# Aqueon Freshwater Lighting



## JVorhe212 (Sep 24, 2004)

i have a 48" Aqueon Freshwater T5 light with 2 28watt bulbs. One is a colormax and the other a 6,700K. The replacement bulbs run about $20 to $25 at local fish stores. Online i have found T5 replacement bulbs that are 54watt HO (high output) for around $10 per bulb with free shipping. I was wondering if these bulbs will light and last in my fixture. or should i just buy the 28 watt bulbs at my local fish store.


----------



## scent troll (Apr 4, 2005)

from what i looked around at, it looks like they should. i didnt have an answer off hand so i check around and didnt see any reason they wouldnt work. 
in any case, i would always go with the recommended wattage that the lighting fixture recommends to avoid anything like fires. the problem with using higher outputs in lower rated fixtures is it might not get the watts its said to put out. much like plugging in a 12 amp device into a 10 amp circuit. the fuse will pop. and if you replace to fuse with a higher rated one it might damage the actual wiring.

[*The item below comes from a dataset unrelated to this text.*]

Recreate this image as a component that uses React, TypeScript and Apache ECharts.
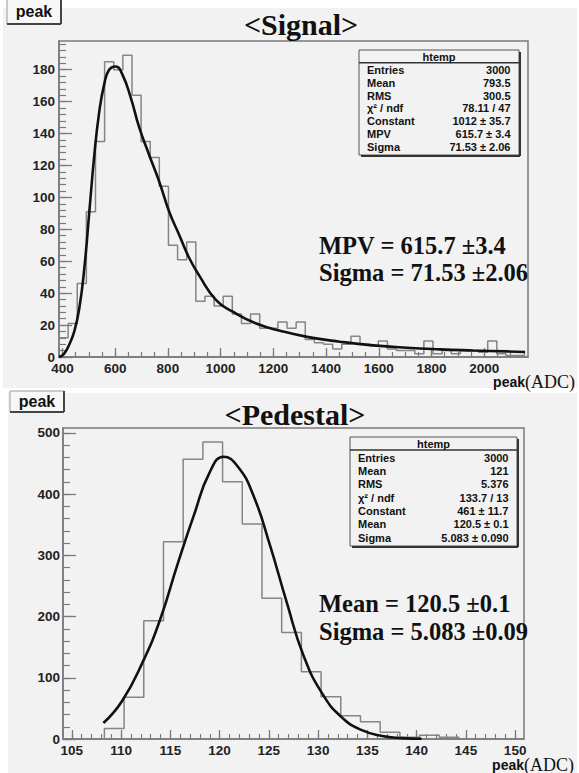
import React, { useEffect, useRef } from "react";
import * as echarts from "echarts";

// ---------- Signal histogram (peak ADC) ----------
const signalBinStart = 387;
const signalBinWidth = 34.6;
const signalCounts = [
  12, 21, 46, 91, 135, 185, 180, 189, 164, 135, 125, 107, 70, 61, 72,
  35, 38, 32, 38, 27, 21, 27, 18, 18, 22, 18, 22,
  11, 9, 8, 5, 8, 13, 8, 7, 10, 5, 4, 4, 2, 10, 2, 4, 2, 4, 4, 3, 10, 2, 1, 1,
];
// Landau fit curve
const signalFitX = [387, 406, 425, 445, 464, 483, 502, 521, 539, 558, 577, 602, 628, 660, 691, 729, 767, 805, 843, 881, 919, 983, 1046, 1135, 1236, 1338, 1452, 1579, 1706, 1832, 1958, 2086, 2155];
const signalFitY = [0, 2, 7.5, 16, 30.5, 55.6, 91, 126.6, 152.8, 170.5, 180, 182, 176.8, 162, 144, 126.6, 110, 91, 76.5, 62, 51, 35.7, 28.4, 21, 16, 12.3, 9.6, 7.3, 5.8, 4.8, 4.1, 3.5, 3.1];
const signalXTicks = [400, 600, 800, 1000, 1200, 1400, 1600, 1800, 2000];
const signalYTicks = [0, 20, 40, 60, 80, 100, 120, 140, 160, 180];
const signalStatLabels = ["Entries", "Mean", "RMS", "χ² / ndf", "Constant", "MPV", "Sigma"];
const signalStatValues = ["3000", "793.5", "300.5", "78.11 / 47", "1012 ± 35.7", "615.7 ± 3.4", "71.53 ± 2.06"];
const signalNotes = ["MPV = 615.7 ±3.4", "Sigma = 71.53 ±2.06"];

// ---------- Pedestal histogram ----------
const pedBinStart = 108.3;
const pedBinWidth = 2;
const pedCounts = [17, 68, 193, 322, 457, 485, 420, 351, 230, 174, 110, 69, 38, 28, 11, 3, 6, 3];
// Gaussian fit curve
const pedFitX = [108.2, 110.1, 112.2, 114.0, 115.7, 117.4, 119.0, 120.4, 121.8, 123.4, 125.1, 126.8, 128.5, 130.5, 132.5, 134.5, 136.5, 138.5, 140.5];
const pedFitY = [26, 62, 126, 197, 284, 366, 436, 461, 446, 399, 317, 224, 137, 72, 34, 14, 5, 1.5, 0.3];
const pedXTicks = [105, 110, 115, 120, 125, 130, 135, 140, 145, 150];
const pedYTicks = [0, 100, 200, 300, 400, 500];
const pedStatLabels = ["Entries", "Mean", "RMS", "χ² / ndf", "Constant", "Mean", "Sigma"];
const pedStatValues = ["3000", "121", "5.376", "133.7 / 13", "461 ± 11.7", "120.5 ± 0.1", "5.083 ± 0.090"];
const pedNotes = ["Mean = 120.5 ±0.1", "Sigma = 5.083 ±0.09"];

const SANS = '"Liberation Sans", Arial, Helvetica, sans-serif';
const SERIF = '"Liberation Serif", "Times New Roman", Times, serif';
const FRAME = "#7a7a7a";
const BG = "#f2f2f2";

function histPoints(start: number, width: number, counts: number[]) {
  const pts: number[][] = [[start, 0]];
  counts.forEach((c, i) => pts.push([start + i * width, c]));
  pts.push([start + counts.length * width, 0]);
  return pts;
}

function minorRange(from: number, to: number, step: number) {
  const out: number[] = [];
  for (let v = from; v <= to + 1e-9; v += step) out.push(Math.round(v * 1000) / 1000);
  return out;
}

function text(x: number, y: number, t: string, font: string, align = "left", extra: any = {}) {
  return {
    type: "text",
    x,
    y,
    z: 20,
    silent: true,
    style: {
      text: t,
      font,
      fill: "#111",
      align,
      verticalAlign: "middle",
      textAlign: align,
      textVerticalAlign: "middle",
      ...extra,
    },
  };
}

function line(x1: number, y1: number, x2: number, y2: number, stroke: string, w: number) {
  return { type: "line", z: 19, silent: true, shape: { x1, y1, x2, y2 }, style: { stroke, lineWidth: w } };
}

function labelBox(x: number, y: number, w: number, h: number) {
  return [
    { type: "rect", z: 18, silent: true, shape: { x, y, width: w, height: h }, style: { fill: "#f7f7f7", stroke: "#9a9a9a", lineWidth: 1 } },
    line(x + w, y, x + w, y + h, "#444", 2),
    line(x, y + h, x + w, y + h, "#444", 2),
    text(x + w / 2, y + h / 2, "peak", `bold 16px ${SANS}`, "center"),
  ];
}

function statBox(x: number, y: number, w: number, h: number, headerH: number, firstRow: number, rowStep: number, labels: string[], values: string[]) {
  const els: any[] = [
    { type: "rect", z: 18, silent: true, shape: { x, y, width: w, height: h }, style: { fill: BG, stroke: "#555", lineWidth: 1 } },
    line(x + w + 1, y + 2, x + w + 1, y + h + 1, "#333", 2),
    line(x + 2, y + h + 1, x + w + 1, y + h + 1, "#333", 2),
    line(x, y + headerH, x + w, y + headerH, "#333", 1.5),
    text(x + w / 2, y + headerH / 2 + 0.5, "htemp", `bold 11px ${SANS}`, "center"),
  ];
  labels.forEach((l, i) => {
    els.push(text(x + 8, firstRow + i * rowStep, l, `bold 11px ${SANS}`, "left"));
    els.push(text(x + w - 8.5, firstRow + i * rowStep, values[i], `bold 11px ${SANS}`, "right"));
  });
  return els;
}

function axisPair(dim: "x" | "y", grid: number, min: number, max: number, major: number[], minor: number[], majorLen: number, minorLen: number, labelMargin: number) {
  const common = {
    type: "value",
    gridIndex: grid,
    min,
    max,
    position: dim === "x" ? "bottom" : "left",
    offset: 0,
    splitLine: { show: false },
    minorTick: { show: false },
    minorSplitLine: { show: false },
  };
  return [
    {
      ...common,
      axisLine: { show: true, onZero: false, lineStyle: { color: FRAME, width: 1.5 } },
      axisTick: { show: true, inside: true, length: majorLen, customValues: major, lineStyle: { color: FRAME, width: 1.3 } },
      axisLabel: {
        show: true,
        customValues: major,
        margin: labelMargin,
        fontSize: 13.5,
        fontWeight: "bold",
        fontFamily: SANS,
        color: "#222",
        hideOverlap: false,
        formatter: (v: number) => String(v),
      },
    },
    {
      ...common,
      axisLine: { show: false, onZero: false },
      axisTick: { show: true, inside: true, length: minorLen, customValues: minor, lineStyle: { color: FRAME, width: 1.2 } },
      axisLabel: { show: false },
    },
  ];
}

export default function App() {
  const ref = useRef<HTMLDivElement>(null);

  useEffect(() => {
    document.body.style.margin = "0";
    if (!ref.current) return;
    const chart = echarts.init(ref.current, undefined, { renderer: "svg" });

    const signalHist = histPoints(signalBinStart, signalBinWidth, signalCounts);
    const signalFit = signalFitX.map((x, i) => [x, signalFitY[i]]);
    const pedHist = histPoints(pedBinStart, pedBinWidth, pedCounts);
    const pedFit = pedFitX.map((x, i) => [x, pedFitY[i]]);

    const xAxes = [
      ...axisPair("x", 0, 387, 2166, signalXTicks, minorRange(400, 2150, 50), 9, 5, 4),
      ...axisPair("x", 1, 104.1, 150.9, pedXTicks, minorRange(105, 150, 1), 9, 5, 4),
    ];
    const yAxes = [
      ...axisPair("y", 0, 0, 198, signalYTicks, minorRange(0, 196, 4), 13, 7, 4),
      ...axisPair("y", 1, 0, 508, pedYTicks, minorRange(0, 500, 20), 13, 7, 3),
    ];

    const histStyle = { color: "#858585", width: 1.5 };
    const fitStyle = { color: "#111", width: 2.6 };

    const graphic: any[] = [
      { type: "rect", z: -10, silent: true, shape: { x: 3, y: 8, width: 574, height: 380 }, style: { fill: BG } },
      { type: "rect", z: -10, silent: true, shape: { x: 8, y: 393, width: 569, height: 380 }, style: { fill: BG } },
      ...labelBox(7, -1, 54, 25),
      ...labelBox(10, 391, 54, 21),
      text(301, 24, "<Signal>", `bold 30px ${SERIF}`, "center"),
      text(295, 414, "<Pedestal>", `bold 30px ${SERIF}`, "center"),
      ...statBox(359, 50, 160, 105, 12.7, 70, 12.8, signalStatLabels, signalStatValues),
      ...statBox(350, 437, 167, 109, 13, 457.7, 13.3, pedStatLabels, pedStatValues),
      text(319, 245, signalNotes[0], `bold 24.5px ${SERIF}`, "left"),
      text(319, 272, signalNotes[1], `bold 24.5px ${SERIF}`, "left"),
      text(319, 603.5, pedNotes[0], `bold 24.5px ${SERIF}`, "left"),
      text(319, 631.5, pedNotes[1], `bold 24.5px ${SERIF}`, "left"),
      text(525, 382, "peak", `bold 14px ${SANS}`, "right"),
      text(525, 381.5, "(ADC)", `18px ${SERIF}`, "left"),
      text(524, 765, "peak", `bold 14px ${SANS}`, "right"),
      text(524, 764.5, "(ADC)", `18px ${SERIF}`, "left"),
    ];

    chart.setOption({
      animation: false,
      backgroundColor: "#ffffff",
      grid: [
        { left: 59, top: 41, width: 469, height: 316, show: true, borderColor: FRAME, borderWidth: 1.5, backgroundColor: "transparent", containLabel: false },
        { left: 63, top: 428, width: 461, height: 311, show: true, borderColor: FRAME, borderWidth: 1.5, backgroundColor: "transparent", containLabel: false },
      ],
      xAxis: xAxes,
      yAxis: yAxes,
      series: [
        { type: "line", name: "signal", xAxisIndex: 0, yAxisIndex: 0, data: signalHist, step: "end", symbol: "none", lineStyle: histStyle, z: 3, silent: true },
        { type: "line", name: "landau", xAxisIndex: 0, yAxisIndex: 0, data: signalFit, smooth: 0.5, symbol: "none", lineStyle: fitStyle, z: 4, silent: true },
        { type: "line", name: "pedestal", xAxisIndex: 2, yAxisIndex: 2, data: pedHist, step: "end", symbol: "none", lineStyle: histStyle, z: 3, silent: true },
        { type: "line", name: "gaus", xAxisIndex: 2, yAxisIndex: 2, data: pedFit, smooth: 0.5, symbol: "none", lineStyle: fitStyle, z: 4, silent: true },
      ],
      graphic,
    });

    return () => chart.dispose();
  }, []);

  return <div ref={ref} style={{ width: 579, height: 773 }} />;
}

basically what im getting at is, it should work. but it might be pointless. i would recommend to use what the manufacturer says to.


----------



## Ægir (Jan 21, 2006)

Because the ballast is only made to push 2 28 w bulbs, it will just under power your 54w bulbs to the point they might not fire... you would need to replace the ballast. As central said, they are protected typically so... you might fry a ballast

You can however overdrive some bulbs (putting two 28 w in a 54w fixture) with no ill effects.... somewhere around the DIY forum, i did a topic called "Operation Overdrive" that talks about it.


----------